John Fahey Memorial Scholarship



John Fahey won a bursary to attend Chevalier College, enrolling in 1958 and graduating in 1962. From humble beginnings, John developed his potential and often credited the college with being a critical element in the formation of his character, his moral values and principles. In his leaving year John was a prefect, a leader in the college's Young Catholic Society, captain of the First XI cricket team and a member of a much-acclaimed First XV rugby team. John's children Matthew (CPS 1987), Melanie (CPS 1990) and Tiffany (CPS 1996) also all attended Chevalier College. 

John Fahey was elected to the NSW Parliament in 1984 and rose to become a minister and then Premier from 1992-1995. During that time, aside from the reforms and governance work of the day, John also became etched in the public memory for his courageous act of leaping to thwart what appeared to be a would-be assassination of Prince Charles by a man wielding a gun and then later famously leaping for joy in Monaco when Sydney was awarded the 2000 Olympics. Following the defeat in the close State election in 1995,  he was then elected to the Federal Parliament in 1996 and immediately appointed to a cabinet role as Minister for Finance and Administration, a role he held for six years until his retirement from politics. 

Since his retirement from politics, John maintained some corporate advisory work and many other involvements  but then also took on the major role as the President of the World Anti-Doping Agency from 2008-13.  He has been the Chancellor of the Australian Catholic University since 2014. Last year he was awarded the Knight Grand Cross of the Order of St. Gregory the Great in recognition of his service to the Catholic Church in Australia. 

College Board Chairman Matthew Waugh, from the Class of 1961, was himself a contemporary of John Fahey and has remained friends in the years since graduating. John Fahey represented many of the best attributes of a Chevalier student and ranks most highly in regard among our alumni for those reasons. We offer our heartfelt condolences to his wife Colleen and his children, grandchildren and extended family. The sadness of John's loss will also be felt by his classmates and many in the wider community. 
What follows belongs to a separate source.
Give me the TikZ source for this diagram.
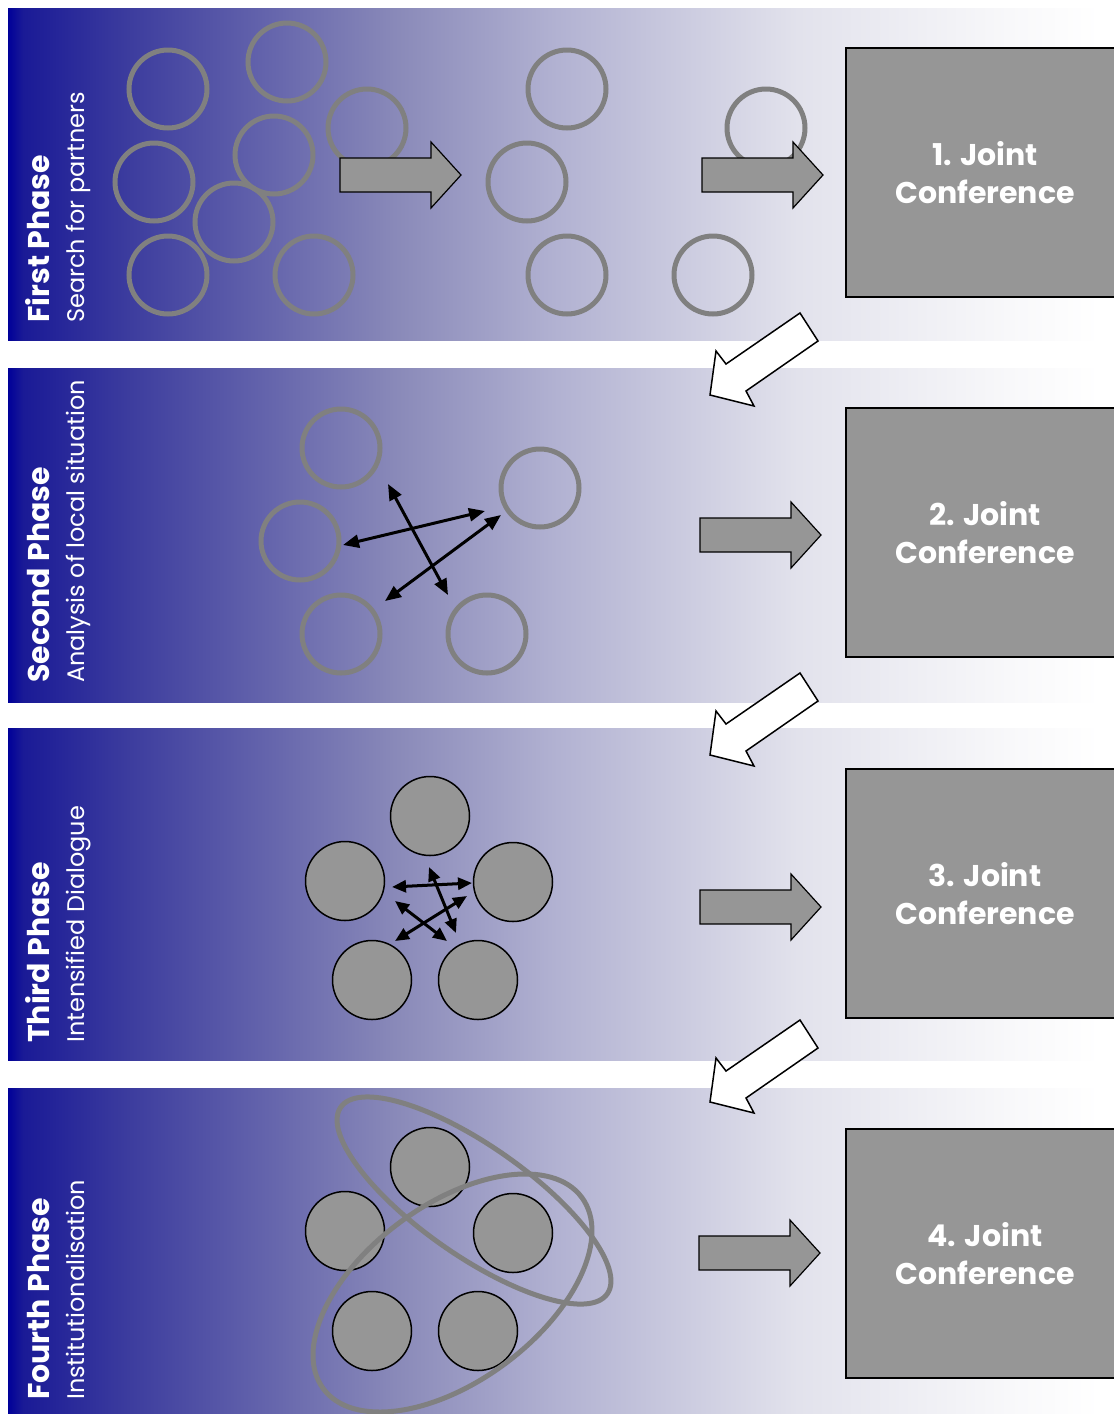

College Principal Chris McDermott said John remained a champion for Chevalier all his life and was looked up to by many across all generations of past students and also by our present-day community. In 2016 he was awarded the Esprit du Chevalier Medal, the College's highest public honour, which translates from the French as Spirit of the Knight.  The outstanding career of public service that John devoted to his region, state, country and indeed to the world, is testimony to that award. Chevalier College will remember John in our thoughts and prayers over the coming days and will work with his family, friends, classmates and colleagues to find a suitable occasion in the future to bring the community together for a fitting memorial service. 
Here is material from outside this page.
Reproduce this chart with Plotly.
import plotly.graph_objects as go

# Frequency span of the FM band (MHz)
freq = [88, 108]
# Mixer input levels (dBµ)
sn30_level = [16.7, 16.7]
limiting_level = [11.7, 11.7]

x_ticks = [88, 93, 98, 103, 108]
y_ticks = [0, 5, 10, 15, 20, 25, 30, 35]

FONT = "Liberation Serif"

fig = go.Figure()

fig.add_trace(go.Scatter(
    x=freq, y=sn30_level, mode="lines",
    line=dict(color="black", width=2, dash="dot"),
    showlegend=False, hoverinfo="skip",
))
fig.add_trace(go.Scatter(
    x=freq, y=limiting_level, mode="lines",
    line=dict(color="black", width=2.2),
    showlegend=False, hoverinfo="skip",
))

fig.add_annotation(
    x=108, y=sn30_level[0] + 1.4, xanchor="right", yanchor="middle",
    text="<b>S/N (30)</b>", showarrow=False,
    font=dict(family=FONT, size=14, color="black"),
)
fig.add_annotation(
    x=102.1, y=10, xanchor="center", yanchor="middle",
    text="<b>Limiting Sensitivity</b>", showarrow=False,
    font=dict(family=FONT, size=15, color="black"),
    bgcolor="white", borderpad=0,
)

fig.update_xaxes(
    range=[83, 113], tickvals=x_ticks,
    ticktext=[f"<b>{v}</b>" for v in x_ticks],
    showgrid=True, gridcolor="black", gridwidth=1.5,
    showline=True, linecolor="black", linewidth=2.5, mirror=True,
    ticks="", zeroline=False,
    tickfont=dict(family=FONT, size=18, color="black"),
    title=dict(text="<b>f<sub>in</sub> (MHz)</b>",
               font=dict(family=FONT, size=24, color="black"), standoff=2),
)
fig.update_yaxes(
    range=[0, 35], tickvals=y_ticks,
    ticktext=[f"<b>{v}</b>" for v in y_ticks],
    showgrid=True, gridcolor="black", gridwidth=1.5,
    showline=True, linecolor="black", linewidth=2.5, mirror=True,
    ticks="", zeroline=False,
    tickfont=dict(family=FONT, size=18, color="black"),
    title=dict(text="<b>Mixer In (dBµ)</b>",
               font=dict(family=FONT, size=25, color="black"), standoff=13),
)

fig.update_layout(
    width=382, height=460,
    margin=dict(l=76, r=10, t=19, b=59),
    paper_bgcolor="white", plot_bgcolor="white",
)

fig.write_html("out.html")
President of the Chevalier Past Students association Mark Wallace (CPS 1976) said The passing of John Fahey at the age of 75 is poignant as in under six months we celebrate the 75th anniversary of the college that he loved so much and which he himself said many times played such a big part in the formation of his character. That was also a wonderful formative era for Chevalier itself, and to see many of that generation leaving us now is a source of sadness. John was a leader at the school, not only was he captain of the First XI cricket team and a vital member of arguably the greatest First XV rugby team that has ever taken the field for Chevalier, but he was also a student leader in the Young Catholic Society. He is remembered outside the school too, as it is part of local folklore at HarbisonCare, the aged cared facility down the road from Chevalier, that John Fahey used to come down as a schoolboy in the 1950s and chop firewood for the elderly residents during winter as an act of kindness.  

His contemporary Matt Waugh concluded that John Fahey, like almost all the students of that time, also held great admiration for the then College Rector Fr Tyson Doneley OAM. In many ways John lived up to ideals that we saw in Fr Doneley. Not only did John excel in sport like Fr Doneley, but he went on in public life to show the same quiet unassuming leadership that emphasised character, courage, and devotion in service to the community. Both men lived up to the College's Latin motto – Fortes in Fide or 'Strong in Faith' " said Mr Waugh.
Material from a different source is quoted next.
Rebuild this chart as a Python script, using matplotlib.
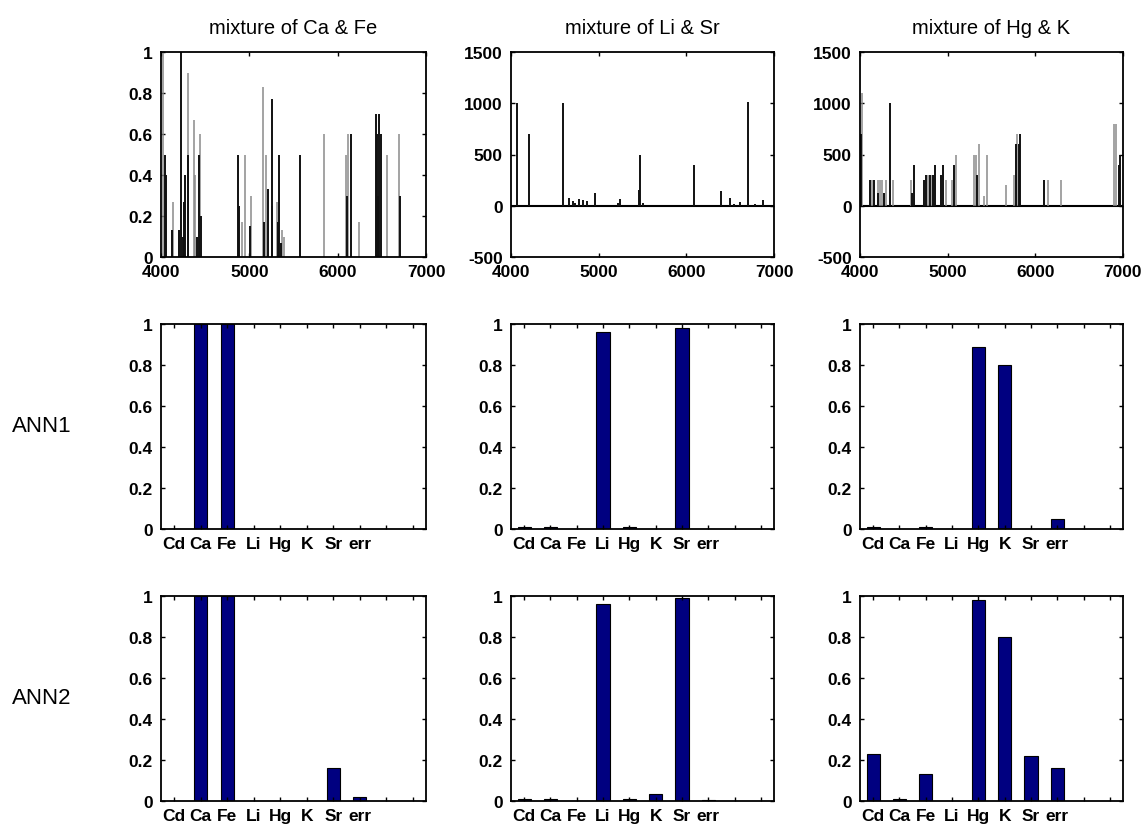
import matplotlib
matplotlib.use("Agg")
import matplotlib.pyplot as plt
import numpy as np

plt.rcParams['font.family'] = ['Liberation Sans', 'DejaVu Sans']

titles = ["mixture of Ca & Fe", "mixture of Li & Sr", "mixture of Hg & K"]
row_names = ["ANN1", "ANN2"]
elements = ["Cd", "Ca", "Fe", "Li", "Hg", "K", "Sr", "err"]

# spectra: wavelength, intensity (black lines and grey lines)
cafe_black_x = [4045, 4055, 4128, 4207, 4226, 4245, 4260, 4270, 4300, 4404, 4430, 4449,
                4868, 4878, 5008, 5170, 5215, 5253, 5260, 5325, 5340, 5355, 5574, 6102,
                6155, 6434, 6445, 6460, 6472, 6487, 6709]
cafe_black_y = [0.5, 0.4, 0.13, 0.13, 1.0, 0.1, 0.27, 0.4, 0.5, 0.1, 0.5, 0.2,
                0.5, 0.25, 0.15, 0.17, 0.33, 0.25, 0.77, 0.17, 0.5, 0.07, 0.5, 0.3,
                0.6, 0.7, 0.6, 0.3, 0.7, 0.6, 0.3]
cafe_grey_x = [4019, 4132, 4302, 4374, 4389, 4445, 4913, 4951, 5015, 5158, 5185, 5313,
               5366, 5392, 5845, 6091, 6113, 6238, 6562, 6698]
cafe_grey_y = [1.0, 0.27, 0.9, 0.67, 0.4, 0.6, 0.17, 0.5, 0.3, 0.83, 0.5, 0.27,
               0.13, 0.1, 0.6, 0.5, 0.6, 0.17, 0.5, 0.6]

lisr_black_x = [4065, 4205, 4597, 4665, 4711, 4730, 4772, 4817, 4863, 4954, 5224, 5243,
                5464, 5475, 5510, 6091, 6399, 6494, 6544, 6608, 6703, 6783, 6871]
lisr_black_y = [1000, 700, 1000, 80, 50, 30, 70, 60, 50, 120, 30, 70,
                150, 500, 30, 400, 140, 80, 20, 40, 1010, 20, 60]
lisr_grey_x = []
lisr_grey_y = []

hgk_black_x = [4011, 4114, 4163, 4201, 4277, 4342, 4596, 4619, 4733, 4748, 4797, 4835,
               4854, 4919, 4942, 5075, 5333, 5777, 5808, 5827, 6100, 6951, 6970]
hgk_black_y = [700, 250, 250, 120, 120, 1000, 120, 400, 250, 300, 300, 300,
               400, 300, 400, 400, 300, 600, 600, 700, 250, 400, 500]
hgk_grey_x = [4027, 4133, 4209, 4228, 4247, 4292, 4380, 4585, 4778, 4816, 4846, 4976,
              5044, 5090, 5303, 5322, 5352, 5410, 5443, 5667, 5762, 5796, 6142, 6290,
              6901, 6924]
hgk_grey_y = [1100, 250, 250, 250, 250, 250, 250, 250, 300, 300, 300, 250,
              250, 500, 500, 500, 600, 100, 500, 200, 300, 700, 250, 250,
              800, 800]

# network outputs (Cd, Ca, Fe, Li, Hg, K, Sr, err)
ann1_cafe = [0, 1.0, 1.0, 0, 0, 0, 0, 0]
ann1_lisr = [0.01, 0.01, 0, 0.96, 0.01, 0, 0.98, 0]
ann1_hgk = [0.01, 0, 0.01, 0, 0.89, 0.80, 0, 0.05]
ann2_cafe = [0, 1.0, 1.0, 0, 0, 0, 0.16, 0.02]
ann2_lisr = [0.01, 0.01, 0, 0.96, 0.01, 0.035, 0.99, 0.005]
ann2_hgk = [0.23, 0.01, 0.13, 0, 0.98, 0.80, 0.22, 0.16]

spectra = [(cafe_black_x, cafe_black_y, cafe_grey_x, cafe_grey_y),
           (lisr_black_x, lisr_black_y, lisr_grey_x, lisr_grey_y),
           (hgk_black_x, hgk_black_y, hgk_grey_x, hgk_grey_y)]
outputs = [[ann1_cafe, ann1_lisr, ann1_hgk], [ann2_cafe, ann2_lisr, ann2_hgk]]

W, H = 1145, 829
fig = plt.figure(figsize=(W / 100, H / 100), dpi=100)

col_left = [161, 511, 860]
col_width = [265, 263, 263]
row_top = [53, 325, 597]
row_h = 205
lab_size = 12.5

def make_ax(r, c):
    l = col_left[c] / W
    b = 1 - (row_top[r] + row_h) / H
    ax = fig.add_axes([l, b, col_width[c] / W, row_h / H])
    ax.tick_params(direction='in', top=True, right=True, length=3, width=1,
                   labelsize=lab_size)
    ax.tick_params(axis='x', pad=5)
    ax.tick_params(axis='y', pad=6)
    for s in ax.spines.values():
        s.set_linewidth(1.3)
    return ax

# spectra row
for c in range(3):
    ax = make_ax(0, c)
    bx, by, gx, gy = spectra[c]
    if c == 0:
        ax.set_ylim(0, 1)
        yt = [0, 0.2, 0.4, 0.6, 0.8, 1]
    else:
        ax.set_ylim(-500, 1500)
        yt = [-500, 0, 500, 1000, 1500]
        ax.axhline(0, color='black', lw=1.5)
    ax.set_yticks(yt)
    ax.set_yticklabels(["%g" % v for v in yt], fontweight='bold')
    ax.vlines(gx, 0, gy, color='#8a8a8a', lw=1.1)
    ax.vlines(bx, 0, by, color='#111111', lw=1.4)
    ax.set_xlim(4000, 7000)
    xt = [4000, 5000, 6000, 7000]
    ax.set_xticks(xt)
    ax.set_xticklabels([str(v) for v in xt], fontweight='bold')
    ax.set_title(titles[c], fontsize=14.5, pad=14)

# bar rows
pos = np.arange(1, len(elements) + 1)
for r in range(2):
    for c in range(3):
        ax = make_ax(r + 1, c)
        ax.bar(pos, outputs[r][c], width=0.5, color='#000080', edgecolor='black', lw=0.8)
        ax.set_xlim(0.5, 10.5)
        ax.set_xticks(np.arange(1, 11))
        ax.set_xticklabels(elements + ["", ""], fontweight='bold')
        ax.set_ylim(0, 1)
        yt = [0, 0.2, 0.4, 0.6, 0.8, 1]
        ax.set_yticks(yt)
        ax.set_yticklabels(["%g" % v for v in yt], fontweight='bold')
    fig.text(12 / W, 1 - (427 + 272 * r) / H, row_names[r],
             fontsize=16, va='center', ha='left')

fig.savefig("out.png", dpi=100)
In consultation with the family, our intention is to host a large memorial event here at the college, probably in 2021 once the COVID restrictions allow for significant public gatherings. Such an event can draw people together from the many different threads of John's career and also the communities he worked with over those decades, especially those in the Southern Highlands and Macarthur regions.

We are particularly mindful that John's daughter Melanie, herself a Chevalier Past Student from the Class of 1990, is currently in the USA and probably won't be able to travel back to Australia until next year for that memorial event. 

Chevalier College has also consulted with the Fahey family and received their blessing for plans to create a scholarship in honour of John Fahey to help a student in the same way as John was helped by a competitive bursary to study here.

We are able to commit to offering that scholarship commencing in 2022 — 60 years after John graduated. The inaugural scholarship will be financially underwritten by the college, but we shall be inviting public support to sustain and grow an endowment fund in John Fahey's memory to ensure the scholarship can be perpetual in nature, said Mr McDermott.